The proof is in the numbers. We successfully recovered from a full AWS region failure in just 12 minutes, beating our 15-minute RTO. We’ve had zero data loss in the last three production incidents. We’ve maintained 99.99% availability for our critical services for over two years. And perhaps most surprisingly to management, we reduced our DR costs by 60% by using a warm standby strategy instead of a fully active-active hot standby. Turns out you don’t need two identical production environments running 24/7 if you architect things properly.

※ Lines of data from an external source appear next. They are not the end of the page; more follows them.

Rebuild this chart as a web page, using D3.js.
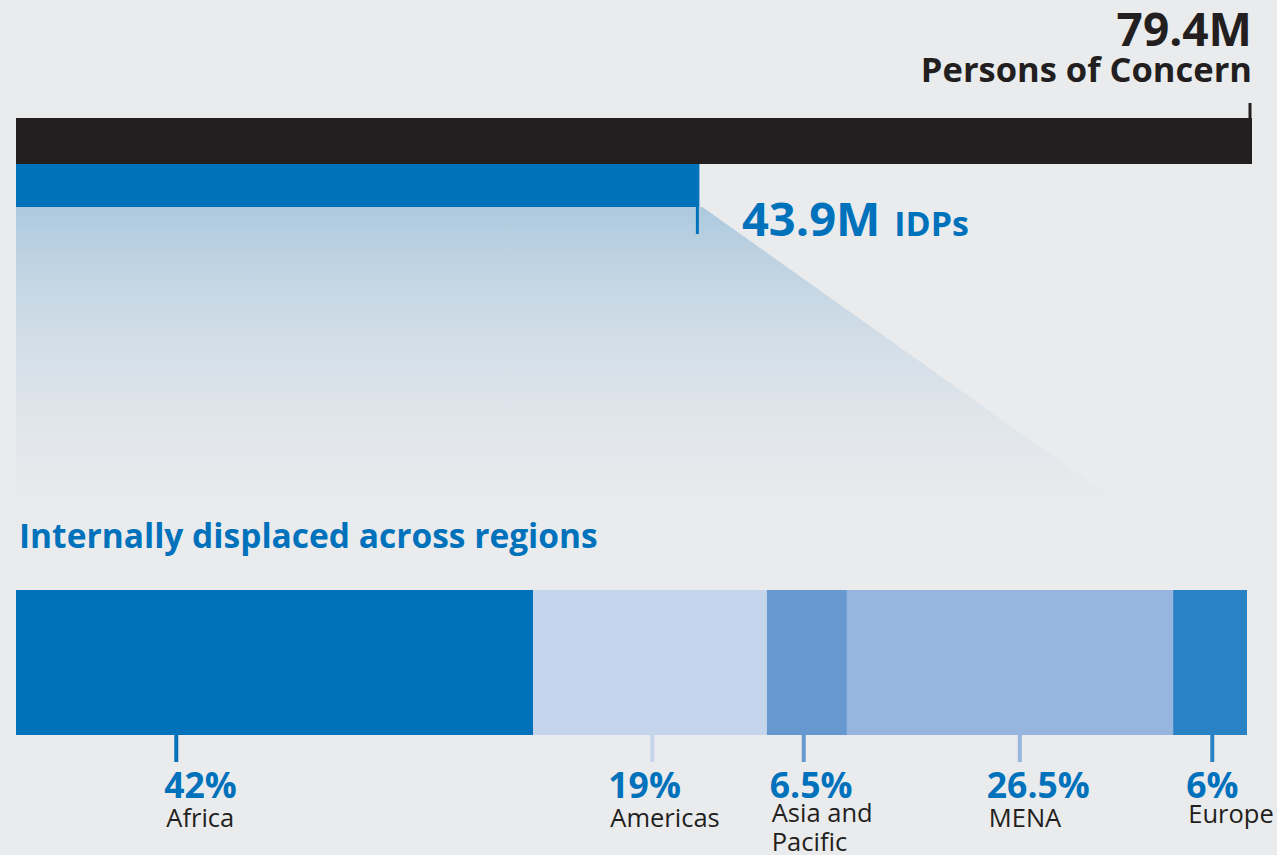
<!DOCTYPE html>
<html>
<head>
<meta charset="utf-8">
<script src="https://cdn.jsdelivr.net/npm/d3@7"></script>
<style>
    body { margin: 0; background: #eaebed; }
    svg { display: block; font-family: "Open Sans", Lato, sans-serif; }
</style>
</head>
<body>
<div id="chart_div"></div>
<script>
// headline totals (millions)
const totalLabel = "Persons of Concern";
const totalValue = 79.4;
const idpLabel = "IDPs";
const idpValue = 43.9;

// regional split of IDPs (%)
const regions = ["Africa", "Americas", "Asia and Pacific", "MENA", "Europe"];
const shares = [42, 19, 6.5, 26.5, 6];
const shareLabels = ["42%", "19%", "6.5%", "26.5%", "6%"];
const regionColors = ["#0072bc", "#c5d5ec", "#6699d0", "#96b5df", "#2a82c6"];

const width = 1277;
const height = 855;
const left = 16;
const blue = "#0072bc";
const dark = "#231f20";

const svg = d3.select("#chart_div")
    .append("svg")
    .attr("width", width)
    .attr("height", height);

const x = d3.scaleLinear()
    .domain([0, totalValue])
    .range([left, 1252]);

// fade-out funnel under the IDP bar
const defs = svg.append("defs");
const grad = defs.append("linearGradient")
    .attr("id", "fade")
    .attr("x1", 0).attr("y1", 0)
    .attr("x2", 0).attr("y2", 1);
grad.append("stop").attr("offset", 0).attr("stop-color", "#adc9de").attr("stop-opacity", 1);
grad.append("stop").attr("offset", 1).attr("stop-color", "#eaebed").attr("stop-opacity", 0.2);

const funnelTop = 207, funnelBottom = 537;
svg.append("path")
    .attr("d", `M${x(0)},${funnelTop} L${x(idpValue) + 3},${funnelTop} L1167,${funnelBottom} L${x(0)},${funnelBottom} Z`)
    .attr("fill", "url(#fade)");

// total bar
svg.append("rect")
    .attr("x", x(0))
    .attr("y", 118)
    .attr("width", x(totalValue) - x(0))
    .attr("height", 46)
    .attr("fill", dark);

svg.append("line")
    .attr("x1", x(totalValue) - 2).attr("x2", x(totalValue) - 2)
    .attr("y1", 103).attr("y2", 118)
    .attr("stroke", dark).attr("stroke-width", 3);

svg.append("text")
    .attr("x", x(totalValue))
    .attr("y", 46)
    .attr("text-anchor", "end")
    .attr("font-size", 46)
    .attr("font-weight", 700)
    .attr("fill", dark)
    .text(totalValue + "M");

svg.append("text")
    .attr("x", x(totalValue))
    .attr("y", 82)
    .attr("text-anchor", "end")
    .attr("font-size", 34.5)
    .attr("font-weight", 700)
    .attr("fill", dark)
    .text(totalLabel);

// IDP bar
svg.append("rect")
    .attr("x", x(0))
    .attr("y", 164)
    .attr("width", x(idpValue) - x(0))
    .attr("height", 43)
    .attr("fill", blue);

svg.append("line")
    .attr("x1", x(idpValue) - 2).attr("x2", x(idpValue) - 2)
    .attr("y1", 207).attr("y2", 234)
    .attr("stroke", blue).attr("stroke-width", 3);

const idpText = svg.append("text")
    .attr("x", 742)
    .attr("y", 236)
    .attr("fill", blue)
    .attr("font-weight", 700);
idpText.append("tspan").attr("font-size", 47).text(idpValue + "M");
idpText.append("tspan").attr("font-size", 34).attr("dx", 14).text(idpLabel);

svg.append("text")
    .attr("x", 19)
    .attr("y", 548)
    .attr("font-size", 33.5)
    .attr("font-weight", 700)
    .attr("fill", blue)
    .text("Internally displaced across regions");

// stacked regional bar
const xs = d3.scaleLinear()
    .domain([0, d3.sum(shares)])
    .range([left, 1247]);

const cum = d3.cumsum(shares);
const segs = regions.map((r, i) => ({
    region: r,
    share: shares[i],
    label: shareLabels[i],
    color: regionColors[i],
    start: cum[i] - shares[i],
    end: cum[i]
}));

// where each label's tick sits inside its segment, and text offset from tick
const tickAt = [0.31, 0.51, 0.46, 0.53, 0.53];
const textShift = [-12, -44, -34, -33, -26];
const labelY = [827, 827, 822, 827, 823];

svg.append("g")
    .selectAll("rect")
    .data(segs)
    .enter()
    .append("rect")
    .attr("x", d => xs(d.start))
    .attr("y", 590)
    .attr("width", d => xs(d.end) - xs(d.start))
    .attr("height", 145)
    .attr("fill", d => d.color);

const lab = svg.append("g")
    .selectAll("g")
    .data(segs)
    .enter()
    .append("g")
    .attr("transform", (d, i) => `translate(${xs(d.start) + tickAt[i] * (xs(d.end) - xs(d.start))},0)`);

lab.append("line")
    .attr("y1", 735).attr("y2", 762)
    .attr("stroke", d => d.color)
    .attr("stroke-width", 4);

lab.append("text")
    .attr("x", (d, i) => textShift[i])
    .attr("y", 798)
    .attr("font-size", 35.5)
    .attr("font-weight", 700)
    .attr("fill", blue)
    .text(d => d.label);

lab.append("text")
    .attr("x", (d, i) => textShift[i] + 2)
    .attr("y", (d, i) => labelY[i])
    .attr("font-size", 25.5)
    .attr("fill", dark)
    .selectAll("tspan")
    .data(d => d.region === "Asia and Pacific" ? ["Asia and", "Pacific"] : [d.region])
    .enter()
    .append("tspan")
    .attr("x", function () { return d3.select(this.parentNode).attr("x"); })
    .attr("dy", (d, i) => i ? 29 : 0)
    .text(d => d);
</script>
</body>
</html>
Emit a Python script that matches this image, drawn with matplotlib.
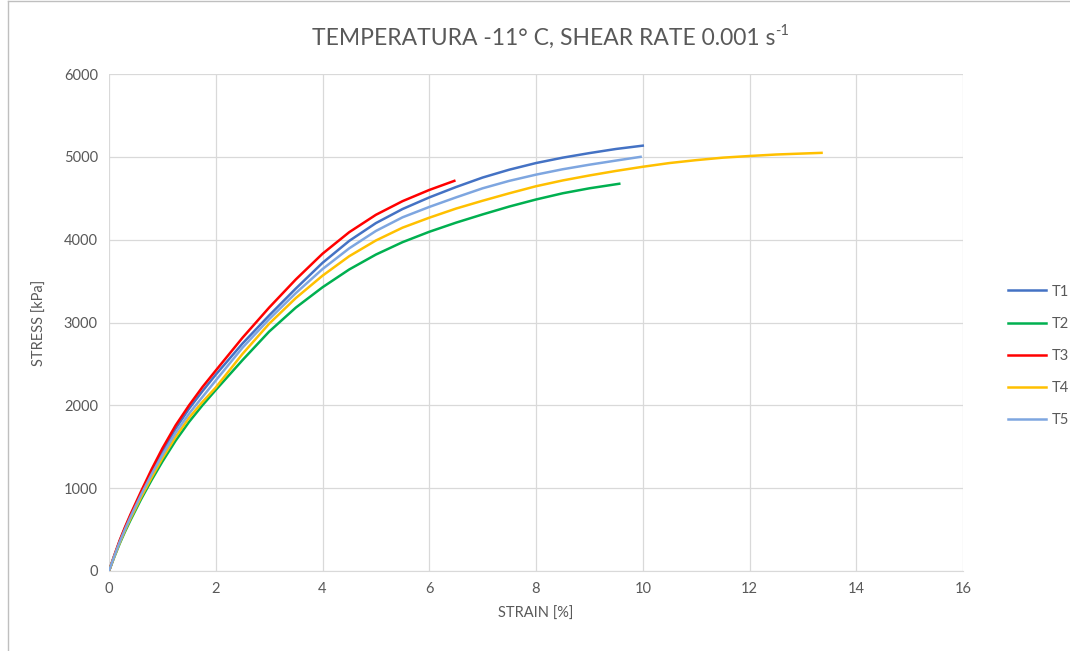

My Key Takeaways for Disaster Recovery

Define your RPO and RTO first. Everything else flows from these business requirements, and you need actual numbers from actual stakeholders, not guesses from the engineering team.

Automate everything. You can’t rely on manual steps in a crisis. Your failover process should be a single command or button press, with safety checks built in to prevent the 3 AM disasters I mentioned earlier.

Test regularly and realistically. If you haven’t tested your DR plan in the last quarter, you don’t have one. You have a document that makes you feel better but won’t help when things break.

Document everything, but keep it concise. A clear, focused runbook is invaluable when things go wrong. That 47-page document I mentioned? Nobody read it during the incident. Our current runbook is six pages, and everyone on the team has practiced it multiple times.

Finally, practice failback. Getting back to your primary region is just as important and often more complex than the initial failover. We learned this when we failed over to our DR region for a planned maintenance window and then spent eight hours trying to fail back because we’d never actually tested that direction. Don’t make the same mistake.